## [Data listing]
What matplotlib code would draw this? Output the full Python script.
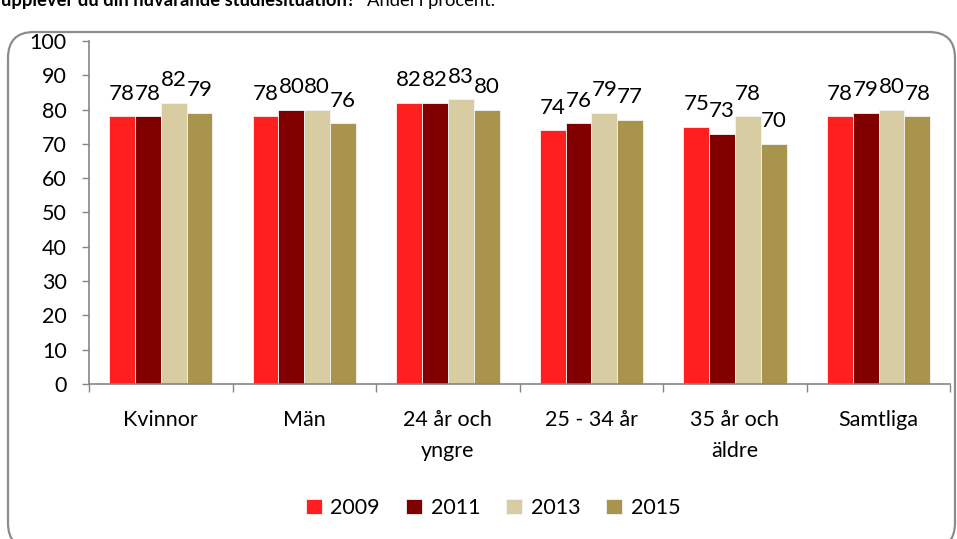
import matplotlib
matplotlib.use("Agg")
import matplotlib.pyplot as plt
import numpy as np
from matplotlib.patches import FancyBboxPatch
from matplotlib.transforms import IdentityTransform

plt.rcParams['font.family'] = ['Lato', 'DejaVu Sans']

# data
categories = ['Kvinnor', 'Män', '24 år och\nyngre', '25 - 34 år', '35 år och\näldre', 'Samtliga']
years = ['2009', '2011', '2013', '2015']
v2009 = [78, 78, 82, 74, 75, 78]
v2011 = [78, 80, 82, 76, 73, 79]
v2013 = [82, 80, 83, 79, 78, 80]
v2015 = [79, 76, 80, 77, 70, 78]
colors = ['#FF1F1F', '#800000', '#D8CCA2', '#A8944C']

fig = plt.figure(figsize=(9.57, 5.39), dpi=100)
ax = fig.add_axes([0.093, 0.2876, 0.900, 0.6364])

x = np.arange(len(categories))
w = 0.18
series = [v2009, v2011, v2013, v2015]
for i, (vals, col, yr) in enumerate(zip(series, colors, years)):
    pos = x + (i - 1.5) * w
    ax.bar(pos, vals, w, color=col, edgecolor='#f4f4f4', linewidth=0.6, label=yr, zorder=2)
    for px, v in zip(pos, vals):
        ax.annotate(str(v), (px, v), xytext=(0, 9), textcoords='offset points',
                    ha='center', va='bottom', fontsize=16)

ax.set_xlim(-0.5, len(categories) - 0.5)
ax.set_ylim(0, 100)
ax.set_yticks(range(0, 101, 10))
ax.set_xticks(x)
ax.set_xticklabels(categories, fontsize=15.5, linespacing=1.65)
ax.set_xticks(np.arange(-0.5, len(categories)), minor=True)
ax.tick_params(axis='x', which='major', length=0, pad=19)
ax.tick_params(axis='x', which='minor', length=6, color='#868686', width=1)
ax.tick_params(axis='y', length=5, color='#868686', width=1, labelsize=15.5, pad=11)
for s in ['top', 'right']:
    ax.spines[s].set_visible(False)
for s in ['left', 'bottom']:
    ax.spines[s].set_color('#868686')
    ax.spines[s].set_linewidth(1.2)

fig.legend(loc='center', bbox_to_anchor=(493 / 957, 1 - 508 / 539), ncol=4,
           frameon=False, fontsize=15.5, handlelength=0.75, handleheight=0.75,
           handletextpad=0.4, columnspacing=1.2)

# rounded chart border
box = FancyBboxPatch((8, -10), 947, 517, boxstyle='round,pad=0,rounding_size=26',
                     transform=IdentityTransform(), facecolor='none',
                     edgecolor='#8c8c8c', linewidth=1.6)
fig.add_artist(box)

# heading at the top, clipped by the picture edge as in the source
t1 = fig.text(1 / 957, 1 - 6 / 539, 'upplever du din nuvarande studiesituation?"',
              fontsize=13.2, fontweight='bold', va='baseline', ha='left')
fig.canvas.draw()
bb = t1.get_window_extent()
fig.text((bb.x1 + 4) / 957, 1 - 6 / 539, 'Andel i procent.', fontsize=13.2,
         va='baseline', ha='left')

fig.savefig('out.png', dpi=100)
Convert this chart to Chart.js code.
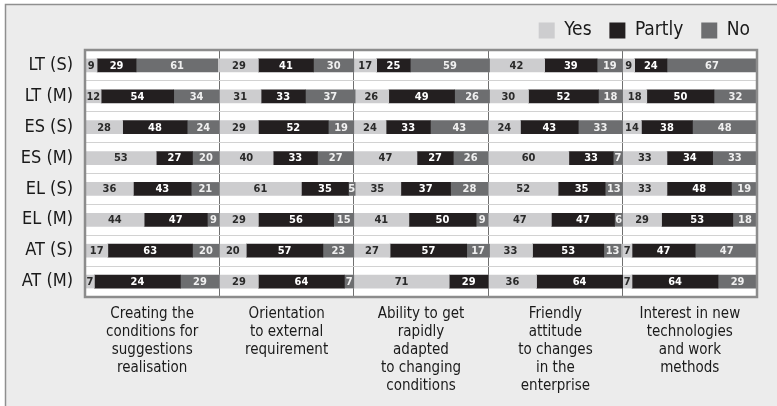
<!DOCTYPE html>
<html lang="en">
<head>
<meta charset="UTF-8">
<title>Innovation attitudes</title>
<script src="https://cdn.jsdelivr.net/npm/chart.js"></script>
<style>
    body { margin: 0; background: #fff; }
    #wrap { width: 777px; height: 406px; position: relative; }
</style>
</head>
<body>
<div id="wrap"><canvas id="myChart"></canvas></div>
<script>
    const rows = ['LT (S)', 'LT (M)', 'ES (S)', 'ES (M)', 'EL (S)', 'EL (M)', 'AT (S)', 'AT (M)'];

    const panels = [
        ['Creating the', 'conditions for', 'suggestions', 'realisation'],
        ['Orientation', 'to external', 'requirement'],
        ['Ability to get', 'rapidly', 'adapted', 'to changing', 'conditions'],
        ['Friendly', 'attitude', 'to changes', 'in the', 'enterprise'],
        ['Interest in new', 'technologies', 'and work', 'methods']
    ];

    // one array per panel, rows in the order above
    const yesValues = [
        [9, 12, 28, 53, 36, 44, 17, 7],
        [29, 31, 29, 40, 61, 29, 20, 29],
        [17, 26, 24, 47, 35, 41, 27, 71],
        [42, 30, 24, 60, 52, 47, 33, 36],
        [9, 18, 14, 33, 33, 29, 7, 7]
    ];
    const partlyValues = [
        [29, 54, 48, 27, 43, 47, 63, 64],
        [41, 33, 52, 33, 35, 56, 57, 64],
        [25, 49, 33, 27, 37, 50, 57, 29],
        [39, 52, 43, 33, 35, 47, 53, 64],
        [24, 50, 38, 34, 48, 53, 47, 64]
    ];
    const noValues = [
        [61, 34, 24, 20, 21, 9, 20, 29],
        [30, 37, 19, 27, 5, 15, 23, 7],
        [59, 26, 43, 26, 28, 9, 17, 0],
        [19, 18, 33, 7, 13, 6, 13, 0],
        [67, 32, 48, 33, 19, 18, 47, 29]
    ];
    // the source prints "24" on the AT (M) bar of the first panel, though the bar is drawn as 64
    const printedAs = { 'Partly|0|7': '24' };

    const series = [
        { name: 'Yes', values: yesValues, color: '#cdcdcf', text: '#2a2a2a' },
        { name: 'Partly', values: partlyValues, color: '#231f20', text: '#ffffff' },
        { name: 'No', values: noValues, color: '#6d6e70', text: '#f0f0f0' }
    ];

    const FONT = '"Liberation Sans Narrow", "DejaVu Sans Condensed", sans-serif';

    const datasets = [];
    panels.forEach((p, pi) => {
        series.forEach((s, si) => {
            datasets.push({
                label: s.name,
                panel: pi,
                values: s.values[pi],
                textColor: s.text,
                data: rows.map((r, ri) => {
                    let start = pi * 100;
                    for (let k = 0; k < si; k++) start += series[k].values[pi][ri];
                    return [start, start + s.values[pi][ri]];
                }),
                backgroundColor: s.color,
                borderWidth: 0,
                barThickness: 13,
                grouped: false
            });
        });
    });

    const framePlugin = {
        id: 'frame',
        beforeDraw(chart) {
            const c = chart.ctx, a = chart.chartArea;
            c.save();
            c.fillStyle = '#ffffff';
            c.fillRect(0, 0, chart.width, chart.height);
            c.fillStyle = '#ececec';
            c.fillRect(5, 4, chart.width, chart.height);
            c.strokeStyle = '#8f8f8f';
            c.lineWidth = 1.5;
            c.beginPath();
            c.moveTo(5.5, chart.height);
            c.lineTo(5.5, 4.5);
            c.lineTo(chart.width, 4.5);
            c.stroke();
            c.fillStyle = '#ffffff';
            c.fillRect(a.left, a.top, a.right - a.left, a.bottom - a.top);
            c.restore();
        },
        afterDatasetsDraw(chart) {
            const c = chart.ctx, a = chart.chartArea;
            c.save();
            c.font = 'bold 11px ' + FONT;
            c.textAlign = 'center';
            c.textBaseline = 'middle';
            chart.data.datasets.forEach((ds, di) => {
                const meta = chart.getDatasetMeta(di);
                meta.data.forEach((bar, i) => {
                    const v = ds.values[i];
                    if (!v) return;
                    const txt = printedAs[ds.label + '|' + ds.panel + '|' + i] || String(v);
                    c.fillStyle = ds.textColor;
                    c.fillText(txt, (bar.x + bar.base) / 2, bar.y + 0.5);
                });
            });
            c.strokeStyle = '#8c8c8c';
            c.lineWidth = 2.5;
            c.strokeRect(a.left, a.top, a.right - a.left, a.bottom - a.top);
            c.restore();
        }
    };

    new Chart(document.getElementById('myChart'), {
        type: 'bar',
        data: { labels: rows, datasets: datasets },
        options: {
            indexAxis: 'y',
            responsive: true,
            maintainAspectRatio: false,
            animation: false,
            layout: { padding: { top: 14, right: 20, left: 0, bottom: 0 } },
            plugins: {
                tooltip: { enabled: false },
                legend: {
                    position: 'top',
                    align: 'end',
                    labels: {
                        boxWidth: 16,
                        boxHeight: 16,
                        padding: 7,
                        color: '#1a1a1a',
                        font: { family: FONT, size: 19, lineHeight: 1 },
                        // only the first panel's three series go in the key; extra gap after the first two
                        generateLabels: chart => Chart.defaults.plugins.legend.labels.generateLabels(chart)
                            .filter(item => item.datasetIndex < 3)
                            .map((item, i) => Object.assign(item, { text: item.text + (i < 2 ? '  ' : '') }))
                    }
                }
            },
            scales: {
                x: {
                    min: 0,
                    max: 500,
                    afterBuildTicks: s => {
                        s.ticks = [0, 50, 100, 150, 200, 250, 300, 350, 400, 450, 500].map(v => ({ value: v }));
                    },
                    afterFit: s => { s.height = 109; },
                    ticks: {
                        autoSkip: false,
                        maxRotation: 0,
                        padding: 8,
                        color: '#1a1a1a',
                        font: { family: FONT, size: 15, lineHeight: 1.2 },
                        callback: v => (v % 100 === 50 ? panels[(v - 50) / 100] : '')
                    },
                    grid: {
                        drawTicks: false,
                        color: c => (c.tick && c.tick.value % 100 === 0 ? '#707070' : 'rgba(0,0,0,0)')
                    },
                    border: { display: false }
                },
                y: {
                    afterFit: s => { s.width = 85; },
                    ticks: {
                        padding: 12,
                        color: '#1a1a1a',
                        font: { family: FONT, size: 18 }
                    },
                    grid: { drawTicks: false, color: '#d2d2d2' },
                    border: { display: false }
                }
            }
        },
        plugins: [framePlugin]
    });
</script>
</body>
</html>
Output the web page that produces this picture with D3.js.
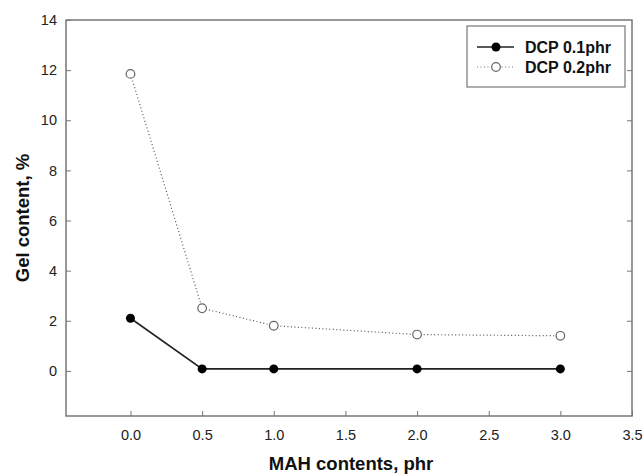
<!DOCTYPE html>
<html>
<head>
<meta charset="utf-8">
<script src="https://cdn.jsdelivr.net/npm/d3@7"></script>
<style>
  body { margin: 0; background: #fff; }
  text { font-family: "Liberation Sans", Arial, sans-serif; }
</style>
</head>
<body>
<svg width="644" height="476"></svg>
<script>
var svg = d3.select("svg");

// data
var mah = [0, 0.5, 1, 2, 3];
var dcp01 = [2.1, 0.08, 0.08, 0.08, 0.08];
var dcp02 = [11.85, 2.5, 1.8, 1.45, 1.4];
var seriesNames = ["DCP 0.1phr", "DCP 0.2phr"];
var xTicks = [0, 0.5, 1, 1.5, 2, 2.5, 3, 3.5];
var yTicks = [0, 2, 4, 6, 8, 10, 12, 14];

// plot box ("top" is a reserved global in browsers, so prefix these)
var pLeft = 66, pRight = 632, pTop = 20, pBottom = 416;

var x = d3.scaleLinear().domain([-0.45, 3.5]).range([pLeft, pRight]);
var y = d3.scaleLinear().domain([-1.8, 14]).range([pBottom, pTop]);

var axisCol = "#777";

// frame (left, bottom, right, top)
svg.append("rect")
  .attr("x", pLeft).attr("y", pTop)
  .attr("width", pRight - pLeft).attr("height", pBottom - pTop)
  .attr("fill", "none").attr("stroke", axisCol).attr("stroke-width", 1.5);

// bottom axis, ticks pointing inward
var gx = svg.append("g")
  .attr("transform", "translate(0," + pBottom + ")")
  .call(d3.axisBottom(x).tickValues(xTicks).tickSizeInner(-5).tickSizeOuter(0)
    .tickPadding(14).tickFormat(d3.format(".1f")));
gx.select(".domain").remove();
gx.selectAll("line").attr("stroke", axisCol);
gx.selectAll("text").attr("font-size", 14.5).attr("fill", "#222");

// left axis
var gy = svg.append("g")
  .attr("transform", "translate(" + pLeft + ",0)")
  .call(d3.axisLeft(y).tickValues(yTicks).tickSizeInner(-5).tickSizeOuter(0)
    .tickPadding(9).tickFormat(d3.format("d")));
gy.select(".domain").remove();
gy.selectAll("line").attr("stroke", axisCol);
gy.selectAll("text").attr("font-size", 14.5).attr("fill", "#222");

// right axis, ticks only
var gr = svg.append("g")
  .attr("transform", "translate(" + pRight + ",0)")
  .call(d3.axisRight(y).tickValues(yTicks.slice(0, -1)).tickSizeInner(-5).tickSizeOuter(0)
    .tickFormat(""));
gr.select(".domain").remove();
gr.selectAll("line").attr("stroke", axisCol);

// axis titles
svg.append("text")
  .attr("x", (pLeft + pRight) / 2 + 2).attr("y", 470)
  .attr("text-anchor", "middle")
  .attr("font-size", 18.5).attr("font-weight", "bold").attr("fill", "#111")
  .text("MAH contents, phr");

svg.append("text")
  .attr("transform", "translate(29," + ((pTop + pBottom) / 2) + ") rotate(-90)")
  .attr("text-anchor", "middle")
  .attr("font-size", 18.5).attr("font-weight", "bold").attr("fill", "#111")
  .text("Gel content, %");

var line = d3.line()
  .x(function(d, i) { return x(mah[i]); })
  .y(function(d) { return y(d); });

// DCP 0.2 dotted, hollow markers
svg.append("path")
  .datum(dcp02)
  .attr("d", line)
  .attr("fill", "none").attr("stroke", "#555")
  .attr("stroke-width", 1.2).attr("stroke-dasharray", "1,2.5");

svg.selectAll(".p2")
  .data(dcp02)
  .enter().append("circle")
  .attr("class", "p2")
  .attr("cx", function(d, i) { return x(mah[i]); })
  .attr("cy", function(d) { return y(d); })
  .attr("r", 4.3)
  .attr("fill", "#fff").attr("stroke", "#666").attr("stroke-width", 1.2);

// DCP 0.1 solid, filled markers
svg.append("path")
  .datum(dcp01)
  .attr("d", line)
  .attr("fill", "none").attr("stroke", "#222").attr("stroke-width", 1.6);

svg.selectAll(".p1")
  .data(dcp01)
  .enter().append("circle")
  .attr("class", "p1")
  .attr("cx", function(d, i) { return x(mah[i]); })
  .attr("cy", function(d) { return y(d); })
  .attr("r", 4.5)
  .attr("fill", "#000");

// legend
var lg = svg.append("g");
lg.append("rect")
  .attr("x", 467).attr("y", 26).attr("width", 158).attr("height", 61)
  .attr("fill", "#fff").attr("stroke", axisCol).attr("stroke-width", 1.2);

var rows = lg.selectAll(".row")
  .data(seriesNames)
  .enter().append("g")
  .attr("class", "row")
  .attr("transform", function(d, i) { return "translate(0," + (47 + i * 20) + ")"; });

rows.append("line")
  .attr("x1", 477).attr("x2", 514)
  .attr("stroke", function(d, i) { return i == 0 ? "#222" : "#777"; })
  .attr("stroke-width", function(d, i) { return i == 0 ? 1.6 : 1.2; })
  .attr("stroke-dasharray", function(d, i) { return i == 0 ? null : "1,2.5"; });

rows.append("circle")
  .attr("cx", 496).attr("r", function(d, i) { return i == 0 ? 4.5 : 4.3; })
  .attr("fill", function(d, i) { return i == 0 ? "#000" : "#fff"; })
  .attr("stroke", function(d, i) { return i == 0 ? null : "#666"; })
  .attr("stroke-width", 1.2);

rows.append("text")
  .attr("x", 525).attr("dy", "0.35em")
  .attr("font-size", 16).attr("font-weight", "bold").attr("fill", "#111")
  .text(function(d) { return d; });
</script>
</body>
</html>
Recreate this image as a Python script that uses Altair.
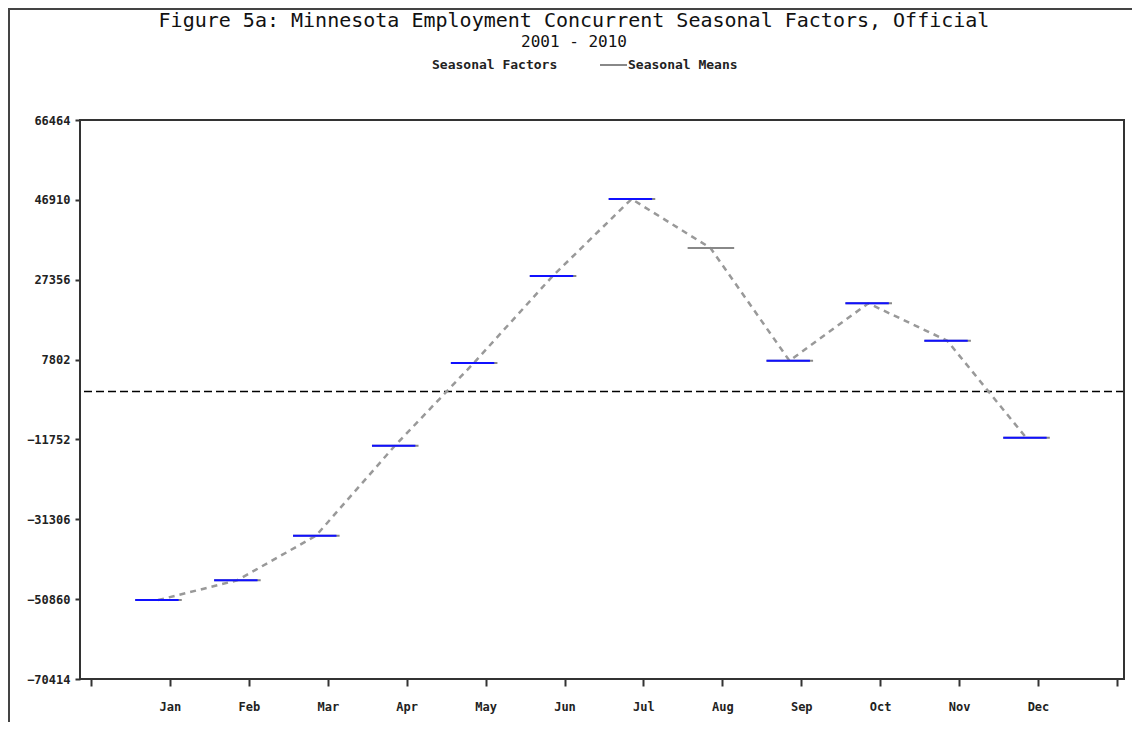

## [Work instructions]
Above are records; repeat only the lines from the line with "Output the web" through the line with "var yTicks = [0, 2, 4, 6, 8, 10, 12, 14];", and leave pictures out.

## [Problem solution]
Output the web page that produces this picture with D3.js.
<!DOCTYPE html>
<html>
<head>
<meta charset="utf-8">
<script src="https://cdn.jsdelivr.net/npm/d3@7"></script>
<style>
  body { margin: 0; background: #fff; }
  text { font-family: "Liberation Sans", Arial, sans-serif; }
</style>
</head>
<body>
<svg width="644" height="476"></svg>
<script>
var svg = d3.select("svg");

// data
var mah = [0, 0.5, 1, 2, 3];
var dcp01 = [2.1, 0.08, 0.08, 0.08, 0.08];
var dcp02 = [11.85, 2.5, 1.8, 1.45, 1.4];
var seriesNames = ["DCP 0.1phr", "DCP 0.2phr"];
var xTicks = [0, 0.5, 1, 1.5, 2, 2.5, 3, 3.5];
var yTicks = [0, 2, 4, 6, 8, 10, 12, 14];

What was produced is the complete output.